-- BEGIN THE DATA --
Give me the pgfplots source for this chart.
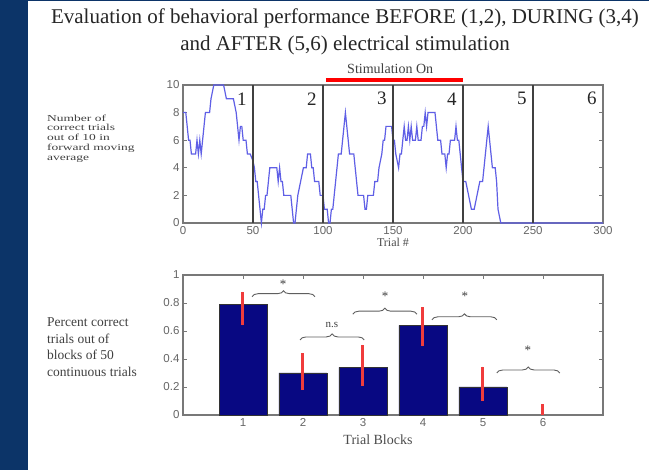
-- END THE DATA --
-- BEGIN THE DATA --
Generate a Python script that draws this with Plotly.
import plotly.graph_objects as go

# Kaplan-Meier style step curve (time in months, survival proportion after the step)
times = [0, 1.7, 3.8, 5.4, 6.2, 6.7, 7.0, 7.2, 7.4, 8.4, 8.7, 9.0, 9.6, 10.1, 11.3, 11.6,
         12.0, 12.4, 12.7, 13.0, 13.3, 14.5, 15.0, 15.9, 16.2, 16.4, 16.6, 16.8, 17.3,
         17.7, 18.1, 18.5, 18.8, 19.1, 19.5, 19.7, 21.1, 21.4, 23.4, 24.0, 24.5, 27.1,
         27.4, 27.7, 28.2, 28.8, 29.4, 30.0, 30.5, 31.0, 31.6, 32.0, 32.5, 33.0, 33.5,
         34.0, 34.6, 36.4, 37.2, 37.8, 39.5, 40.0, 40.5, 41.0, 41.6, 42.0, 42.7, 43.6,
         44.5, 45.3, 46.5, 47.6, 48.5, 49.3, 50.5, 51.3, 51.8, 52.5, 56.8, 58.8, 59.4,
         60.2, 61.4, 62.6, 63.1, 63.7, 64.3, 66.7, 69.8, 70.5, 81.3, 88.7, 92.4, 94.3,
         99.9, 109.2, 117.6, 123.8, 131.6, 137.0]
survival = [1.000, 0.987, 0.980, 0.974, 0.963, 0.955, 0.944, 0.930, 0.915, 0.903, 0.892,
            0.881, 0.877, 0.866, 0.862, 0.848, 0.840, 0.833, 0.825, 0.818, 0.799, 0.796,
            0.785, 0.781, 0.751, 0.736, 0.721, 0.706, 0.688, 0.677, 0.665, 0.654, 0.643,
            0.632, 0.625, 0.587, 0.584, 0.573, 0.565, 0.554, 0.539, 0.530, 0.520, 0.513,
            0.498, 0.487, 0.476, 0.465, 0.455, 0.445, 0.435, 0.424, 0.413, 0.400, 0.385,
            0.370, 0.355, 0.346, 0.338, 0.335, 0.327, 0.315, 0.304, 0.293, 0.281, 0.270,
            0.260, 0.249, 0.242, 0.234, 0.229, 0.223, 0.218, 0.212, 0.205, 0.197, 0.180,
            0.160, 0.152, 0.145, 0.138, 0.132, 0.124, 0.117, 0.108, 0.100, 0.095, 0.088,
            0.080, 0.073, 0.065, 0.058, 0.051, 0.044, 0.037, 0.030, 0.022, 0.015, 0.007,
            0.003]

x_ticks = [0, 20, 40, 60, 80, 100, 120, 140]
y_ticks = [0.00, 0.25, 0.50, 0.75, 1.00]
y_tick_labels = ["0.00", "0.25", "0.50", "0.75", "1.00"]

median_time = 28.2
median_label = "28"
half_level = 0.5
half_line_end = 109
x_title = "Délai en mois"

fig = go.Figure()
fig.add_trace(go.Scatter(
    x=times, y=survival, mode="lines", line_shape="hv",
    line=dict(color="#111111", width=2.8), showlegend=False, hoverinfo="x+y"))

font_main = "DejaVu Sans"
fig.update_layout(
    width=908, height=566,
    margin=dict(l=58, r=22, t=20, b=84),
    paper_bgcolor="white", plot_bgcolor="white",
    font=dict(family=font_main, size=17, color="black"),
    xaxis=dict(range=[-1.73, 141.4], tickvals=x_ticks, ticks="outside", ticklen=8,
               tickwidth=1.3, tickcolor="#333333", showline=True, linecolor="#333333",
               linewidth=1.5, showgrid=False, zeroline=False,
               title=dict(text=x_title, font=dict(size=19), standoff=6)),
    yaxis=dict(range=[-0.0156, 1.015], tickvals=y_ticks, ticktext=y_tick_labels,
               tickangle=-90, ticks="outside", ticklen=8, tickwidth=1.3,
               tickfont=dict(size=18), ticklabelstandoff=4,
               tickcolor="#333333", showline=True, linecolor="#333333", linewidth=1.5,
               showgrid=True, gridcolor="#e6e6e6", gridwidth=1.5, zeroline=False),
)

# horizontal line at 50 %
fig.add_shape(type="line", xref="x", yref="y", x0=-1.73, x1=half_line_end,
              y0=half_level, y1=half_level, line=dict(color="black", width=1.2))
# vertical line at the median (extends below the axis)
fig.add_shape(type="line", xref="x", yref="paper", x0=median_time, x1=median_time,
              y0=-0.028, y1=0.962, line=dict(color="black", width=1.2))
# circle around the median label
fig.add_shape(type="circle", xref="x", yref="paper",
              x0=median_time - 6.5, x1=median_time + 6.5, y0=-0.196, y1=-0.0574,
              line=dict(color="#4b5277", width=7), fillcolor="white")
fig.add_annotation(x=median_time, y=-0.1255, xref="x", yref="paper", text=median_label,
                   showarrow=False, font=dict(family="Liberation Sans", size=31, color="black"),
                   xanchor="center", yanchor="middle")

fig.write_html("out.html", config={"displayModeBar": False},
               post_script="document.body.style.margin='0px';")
-- END THE DATA --
## EXERCISE OBJECTIVE
Extract the run of lines that opens with the line containing "Generate a Python" and closes with the line containing "import plotly.graph_objects as go"; reproduce it exactly and add nothing.

## FULL SOLUTION
Generate a Python script that draws this with Plotly.
import plotly.graph_objects as go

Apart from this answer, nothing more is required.